3. Unjust enrichment
This theory seeks to return the benefit a defendant received from the unlawful misappropriation. The plaintiff receives the portion of the defendant’s profits attributable to the misappropriation. The plaintiff must prove defendant’s acts were improper uses of the trade secret, must connect the trade secret to the defendant’s profits either in the production or promotion of the defendant’s product, and assess the net profits from the defendant’s acts.
Unjust enrichment can include compensatory damages as a substitute for—or in addition to—lost profits. These include the plaintiff’s costs to develop the trade secret; the time and costs saved by the defendant from not having to develop its own method (“head-start damages”); diminished value of plaintiff’s business or stock; and a reasonable royalty, based either on the actual royalties paid to the plaintiff or a hypothetical royalty as discussed above.

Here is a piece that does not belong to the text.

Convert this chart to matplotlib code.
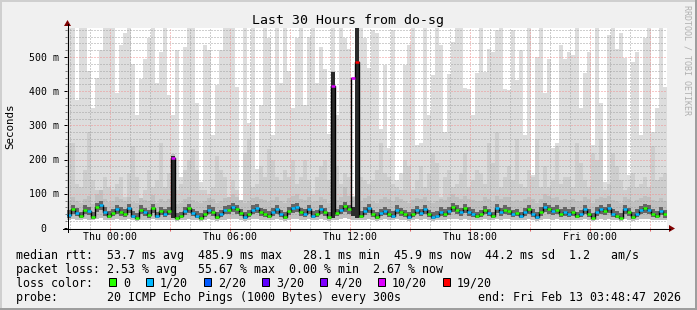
import matplotlib
matplotlib.use("Agg")
import matplotlib.pyplot as plt
import matplotlib.dates as mdates
import matplotlib.transforms as mtransforms
from matplotlib.lines import Line2D
from matplotlib.patches import Polygon, Rectangle
from matplotlib.ticker import MultipleLocator
import numpy as np
import pandas as pd

# ---- data (ms), one value per 12 minute step ----
START = "2026-02-11 21:51"
STEP = "12min"
Y_TOP = 585

smoke_max = [
    600, 600, 375, 600, 600, 460, 350, 440, 520, 600, 600, 600, 395, 535, 570, 600, 480, 330, 435, 495, 555, 600, 425, 515, 600,
    390, 330, 520, 150, 530, 600, 600, 365, 135, 535, 520, 272, 418, 520, 600, 600, 600, 413, 72, 600, 306, 600, 174, 360, 600,
    555, 272, 600, 423, 600, 458, 350, 555, 600, 360, 560, 600, 423, 530, 465, 275, 600, 330, 600, 555, 525, 95, 600, 600, 555,
    467, 580, 570, 291, 477, 233, 580, 140, 160, 477, 535, 600, 243, 248, 600, 330, 448, 600, 535, 282, 450, 545, 600, 600, 410,
    408, 330, 452, 600, 457, 525, 515, 580, 600, 408, 405, 580, 432, 520, 272, 600, 155, 500, 600, 394, 495, 233, 250, 535, 495,
    515, 505, 600, 350, 452, 515, 243, 600, 365, 135, 564, 600, 525, 570, 496, 155, 486, 515, 272, 555, 600, 282, 350, 584, 413,
]
smoke_mid = [
    250, 250, 130, 120, 170, 280, 140, 110, 90, 150, 120, 110, 130, 150, 90, 160, 240, 150, 80, 110, 170, 120, 140, 250, 120,
    160, 200, 110, 130, 170, 200, 230, 170, 110, 110, 100, 120, 210, 170, 150, 90, 140, 110, 70, 220, 260, 120, 130, 180, 150,
    230, 200, 150, 140, 170, 150, 200, 130, 150, 200, 140, 100, 150, 180, 200, 140, 200, 180, 130, 160, 150, 80, 300, 150, 140,
    130, 140, 170, 250, 160, 150, 130, 120, 110, 200, 180, 110, 140, 180, 120, 160, 220, 190, 90, 150, 170, 120, 130, 160, 220,
    120, 140, 170, 160, 130, 250, 190, 280, 120, 150, 180, 140, 260, 130, 120, 170, 150, 260, 120, 180, 120, 140, 240, 130, 150,
    150, 120, 250, 190, 140, 120, 220, 200, 260, 110, 130, 220, 180, 140, 110, 120, 160, 120, 130, 150, 120, 240, 140, 150, 160,
]
smoke_upper = [
    80, 90, 78, 74, 84, 95, 70, 100, 110, 84, 76, 80, 92, 86, 80, 92, 76, 72, 88, 82, 78, 96, 74, 86, 80,
    84, 215, 70, 74, 86, 92, 82, 76, 72, 80, 88, 86, 74, 80, 88, 90, 100, 92, 82, 74, 80, 88, 92, 86, 82,
    76, 82, 92, 80, 74, 88, 94, 98, 86, 82, 92, 76, 80, 92, 86, 74, 458, 82, 92, 120, 94, 90, 600, 78, 88,
    94, 80, 74, 84, 90, 84, 78, 92, 86, 80, 74, 82, 88, 86, 92, 80, 74, 78, 86, 82, 90, 100, 92, 86, 94,
    86, 82, 78, 80, 90, 86, 78, 94, 86, 92, 90, 80, 82, 78, 86, 92, 84, 74, 86, 98, 94, 88, 92, 82, 86,
    82, 86, 78, 80, 92, 84, 74, 86, 92, 88, 94, 82, 78, 72, 92, 86, 76, 82, 88, 94, 92, 82, 78, 88, 80,
]
core_hi = [
    52, 68, 58, 48, 66, 62, 46, 74, 80, 60, 50, 56, 68, 60, 56, 70, 50, 44, 66, 58, 52, 70, 48, 62, 56,
    62, 212, 44, 48, 62, 70, 56, 50, 44, 54, 66, 60, 46, 54, 64, 66, 74, 68, 56, 46, 54, 66, 70, 58, 56,
    50, 58, 68, 54, 46, 62, 70, 74, 58, 56, 68, 50, 54, 68, 58, 46, 455, 56, 66, 76, 68, 60, 600, 50, 62,
    70, 54, 46, 56, 62, 56, 50, 66, 58, 54, 46, 56, 64, 56, 68, 54, 46, 50, 60, 56, 62, 74, 66, 58, 70,
    60, 56, 48, 54, 64, 56, 48, 70, 58, 66, 62, 54, 56, 48, 58, 68, 56, 46, 60, 74, 68, 62, 66, 56, 60,
    56, 60, 48, 54, 68, 56, 44, 60, 68, 62, 70, 56, 50, 44, 68, 58, 46, 56, 64, 70, 66, 56, 50, 62, 54,
]
core_lo = [
    30, 42, 34, 28, 40, 38, 27, 46, 52, 36, 30, 34, 42, 36, 32, 44, 30, 26, 40, 34, 30, 44, 28, 38, 32,
    38, 30, 26, 28, 38, 44, 34, 30, 26, 32, 40, 36, 27, 32, 40, 40, 46, 42, 34, 27, 32, 40, 44, 36, 32,
    30, 36, 42, 32, 27, 38, 44, 46, 36, 32, 42, 30, 32, 42, 36, 27, 30, 34, 40, 48, 42, 34, 30, 30, 38,
    44, 32, 27, 34, 38, 32, 30, 40, 36, 32, 27, 32, 40, 34, 42, 32, 27, 30, 36, 32, 38, 46, 40, 36, 44,
    36, 32, 28, 32, 40, 34, 28, 44, 36, 40, 38, 32, 34, 28, 36, 42, 32, 27, 36, 46, 42, 38, 40, 32, 36,
    32, 36, 28, 32, 42, 32, 26, 36, 42, 38, 44, 32, 30, 26, 42, 36, 27, 32, 40, 44, 40, 32, 30, 38, 30,
]
smoke_lo = [
    24, 25, 23, 22, 25, 24, 22, 26, 28, 24, 22, 23, 25, 24, 23, 25, 22, 21, 24, 23, 22, 25, 22, 24, 23,
    24, 24, 21, 22, 24, 26, 23, 22, 21, 23, 25, 24, 21, 23, 24, 25, 27, 25, 23, 21, 23, 25, 26, 24, 23,
    22, 23, 25, 23, 21, 24, 26, 27, 24, 23, 25, 22, 23, 25, 24, 21, 24, 23, 25, 28, 26, 24, 24, 22, 24,
    26, 23, 21, 23, 25, 23, 22, 25, 24, 23, 21, 23, 25, 24, 25, 23, 21, 22, 24, 23, 25, 27, 25, 24, 26,
    24, 23, 22, 23, 25, 24, 22, 26, 24, 25, 25, 23, 23, 22, 24, 25, 23, 21, 24, 27, 26, 24, 25, 23, 24,
    23, 24, 22, 23, 25, 23, 21, 24, 25, 24, 26, 23, 22, 21, 25, 24, 21, 23, 25, 26, 25, 23, 22, 24, 23,
]
median = [
    38, 56, 44, 34, 54, 50, 32, 62, 68, 48, 36, 44, 56, 48, 42, 58, 36, 30, 54, 46, 38, 58, 34, 50, 42,
    50, 205, 30, 34, 50, 58, 44, 36, 30, 40, 54, 48, 32, 40, 52, 54, 62, 56, 44, 32, 40, 54, 58, 46, 42,
    36, 46, 56, 40, 32, 50, 58, 62, 46, 42, 56, 36, 40, 56, 46, 32, 415, 44, 54, 64, 56, 440, 486, 36, 50,
    58, 40, 32, 44, 50, 42, 36, 54, 46, 40, 32, 42, 52, 44, 56, 40, 32, 36, 48, 42, 50, 62, 54, 46, 58,
    48, 42, 34, 40, 52, 44, 34, 58, 46, 54, 50, 40, 44, 34, 46, 56, 42, 32, 48, 62, 56, 50, 54, 42, 48,
    42, 48, 34, 40, 56, 42, 30, 48, 56, 50, 58, 42, 36, 30, 56, 46, 32, 42, 52, 58, 54, 42, 36, 50, 40,
]
# lost pings out of 20
loss = [
    1, 0, 1, 0, 0, 1, 0, 0, 1, 1, 0, 0, 1, 0, 0, 1, 1, 0, 0, 1, 0, 0, 1, 0, 1,
    0, 10, 0, 0, 1, 0, 1, 1, 0, 0, 1, 0, 0, 1, 1, 0, 1, 0, 0, 1, 0, 1, 1, 0, 0,
    0, 1, 1, 1, 0, 0, 1, 1, 0, 1, 1, 1, 0, 1, 0, 0, 10, 0, 1, 0, 0, 10, 19, 0, 1,
    1, 0, 0, 1, 1, 0, 1, 1, 0, 0, 1, 0, 1, 1, 1, 0, 1, 1, 1, 0, 1, 0, 0, 1, 0,
    1, 1, 0, 0, 0, 1, 0, 1, 1, 0, 0, 1, 0, 1, 1, 0, 1, 1, 0, 1, 0, 1, 0, 0, 1,
    1, 0, 0, 1, 1, 0, 0, 1, 1, 0, 1, 1, 0, 0, 1, 0, 0, 1, 1, 0, 1, 0, 0, 1, 0,
]

loss_levels = [0, 1, 2, 3, 4, 10, 19]
loss_labels = ["0", "1/20", "2/20", "3/20", "4/20", "10/20", "19/20"]
loss_colors = ["#26ff00", "#00b8ff", "#0059ff", "#5e00ff", "#7e00ff", "#dd00ff", "#ff0000"]

title = "Last 30 Hours from do-sg"
row_rtt = "median rtt:  53.7 ms avg  485.9 ms max   28.1 ms min  45.9 ms now  44.2 ms sd  1.2   am/s"
row_loss = "packet loss: 2.53 % avg   55.67 % max  0.00 % min  2.67 % now"
row_probe = "probe:       20 ICMP Echo Pings (1000 Bytes) every 300s"
end_text = "end: Fri Feb 13 03:48:47 2026"

for arr in (smoke_max, smoke_mid, smoke_upper, core_hi, core_lo, smoke_lo, loss):
    assert len(arr) == len(median)

# ---- figure ----
W, H = 697, 310
plt.rcParams["font.family"] = "DejaVu Sans Mono"


def fx(px):
    return px / W


def fy(py):
    return 1 - py / H


times = pd.date_range(START, periods=len(median), freq=STEP)
x = mdates.date2num(times.to_pydatetime())
w = x[1] - x[0]

fig = plt.figure(figsize=(W / 100, H / 100), dpi=100, facecolor="#f0f0f0")
ax = fig.add_axes([fx(67), fy(228), 600 / W, 200 / H])
ax.set_facecolor("white")
ax.set_xlim(x[0], x[-1] + w)
ax.set_ylim(0, Y_TOP)
for s in ax.spines.values():
    s.set_visible(False)


def band(lo, hi, color, z):
    lo = np.asarray(lo, float)
    hi = np.asarray(hi, float)
    ax.bar(x, hi - lo, bottom=lo, width=w, align="edge", color=color,
           linewidth=0, antialiased=False, zorder=z)


# smoke: light layers under the grid, dark core over it
band(smoke_lo, smoke_max, "#dddddd", 1.0)
band(smoke_lo, smoke_mid, "#cecece", 1.1)
band(smoke_lo, smoke_upper, "#c0c0c0", 1.2)
core_cols = ["#2b2b2b" if l >= 10 else "#666666" for l in loss]
band(core_lo, core_hi, core_cols, 2.6)

# median, coloured by loss
col_of = dict(zip(loss_levels, loss_colors))
ax.step(np.append(x, x[-1] + w), np.append(median, median[-1]), where="post",
        color="black", lw=1.0, zorder=3)
ax.hlines(median, x + w * 0.1, x + w * 0.9, colors=[col_of[l] for l in loss], lw=1.8, zorder=3.1)

# grid
ax.xaxis.set_major_locator(mdates.HourLocator(byhour=range(0, 24, 3)))
ax.xaxis.set_minor_locator(mdates.HourLocator())
ax.yaxis.set_major_locator(MultipleLocator(100))
ax.yaxis.set_minor_locator(MultipleLocator(20))
ax.set_axisbelow(False)
ax.grid(which="major", color="#f09090", lw=0.72, ls=(0, (1, 2)))
ax.grid(which="minor", color="#a0a0a0", lw=0.72, ls=(0, (1, 2)))
ax.tick_params(which="both", labelbottom=False, labelleft=False)
ax.tick_params(axis="y", which="major", length=2.5, width=0.72, color="black")
ax.tick_params(axis="y", which="minor", length=1.5, width=0.72, color="#808080")
ax.tick_params(axis="x", which="major", length=2, width=0.72, color="#e06060")
ax.tick_params(axis="x", which="minor", length=1.5, width=0.72, color="#a0a0a0")

# x labels every 6 hours
xtr = mtransforms.blended_transform_factory(ax.transData, fig.transFigure)
lab_loc = mdates.HourLocator(byhour=range(0, 24, 6))
xmin, xmax = ax.get_xlim()
for t in lab_loc.tick_values(mdates.num2date(xmin), mdates.num2date(xmax)):
    if xmin <= t <= xmax:
        fig.text(t, fy(240), mdates.num2date(t).strftime("%a %H:%M"), transform=xtr,
                 ha="center", va="baseline", fontsize=7.1)

# y labels
ytr = mtransforms.blended_transform_factory(fig.transFigure, ax.transData) + \
    mtransforms.ScaledTranslation(0, -3.5 / 100, fig.dpi_scale_trans)
for v in range(0, Y_TOP, 100):
    lab = f"{v:3d} m" if v else f"{v:3d}"
    fig.text(fx(29), v, lab, transform=ytr, ha="left", va="baseline", fontsize=7.1)

# axes with arrows
fig.add_artist(Line2D([fx(63), fx(670)], [fy(228.5), fy(228.5)], color="black", lw=0.72))
fig.add_artist(Line2D([fx(67.5), fx(67.5)], [fy(232), fy(24)], color="black", lw=0.72))
fig.add_artist(Polygon([(fx(669), fy(225)), (fx(669), fy(232)), (fx(675), fy(228.5))],
                       closed=True, color="#800000", lw=0))
fig.add_artist(Polygon([(fx(64), fy(26)), (fx(71), fy(26)), (fx(67.5), fy(20))],
                       closed=True, color="#800000", lw=0))

# border
fig.add_artist(Line2D([0, 1], [fy(1), fy(1)], color="#cfcfcf", lw=1.44))
fig.add_artist(Line2D([fx(1), fx(1)], [0, 1], color="#cfcfcf", lw=1.44))
fig.add_artist(Line2D([0, 1], [fy(H - 1), fy(H - 1)], color="#9e9e9e", lw=1.44))
fig.add_artist(Line2D([fx(W - 1), fx(W - 1)], [0, 1], color="#9e9e9e", lw=1.44))

# texts
fig.text(fx(348), fy(24), title, ha="center", va="baseline", fontsize=9.5)
fig.text(fx(10.5), fy(126), "Seconds", rotation=90, ha="center", va="center", fontsize=7.8)
fig.text(fx(687), fy(5), "RRDTOOL / TOBI OETIKER", rotation=270, ha="center", va="top",
         fontsize=6, color="#b0b0b0")

LEG = 8.37
fig.text(fx(16), fy(258.8), row_rtt, ha="left", va="baseline", fontsize=LEG)
fig.text(fx(16), fy(272.8), row_loss, ha="left", va="baseline", fontsize=LEG)
fig.text(fx(16), fy(286.8), "loss color:", ha="left", va="baseline", fontsize=LEG)
fig.text(fx(16), fy(300.8), row_probe, ha="left", va="baseline", fontsize=LEG)
fig.text(fx(681), fy(300.8), end_text, ha="right", va="baseline", fontsize=LEG)

bx = 109
for lab, c in zip(loss_labels, loss_colors):
    fig.add_artist(Rectangle((fx(bx), fy(286)), 7 / W, 8 / H, transform=fig.transFigure,
                             facecolor=c, edgecolor="black", lw=0.72))
    fig.text(fx(bx + 14), fy(286.8), lab, ha="left", va="baseline", fontsize=LEG)
    bx = bx + 14 + 7 * len(lab) + 16

fig.savefig("out.png", dpi=100, facecolor=fig.get_facecolor())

In some circumstances, the plaintiff may recover damages for the defendant’s acts outside of the United States. In addition, a court may ask a jury to make a finding regarding whether the defendant’s conduct was willful or motivated by malice rather than competition. If the jury finds it was, the court may enhance the damages paid to the plaintiff as a penalty. Additionally, where a defendant’s misappropriation was a breach of an express or implied duty of confidentiality (e.g., nondisclosure agreement), the breach may result in a separate award of damages under contract law.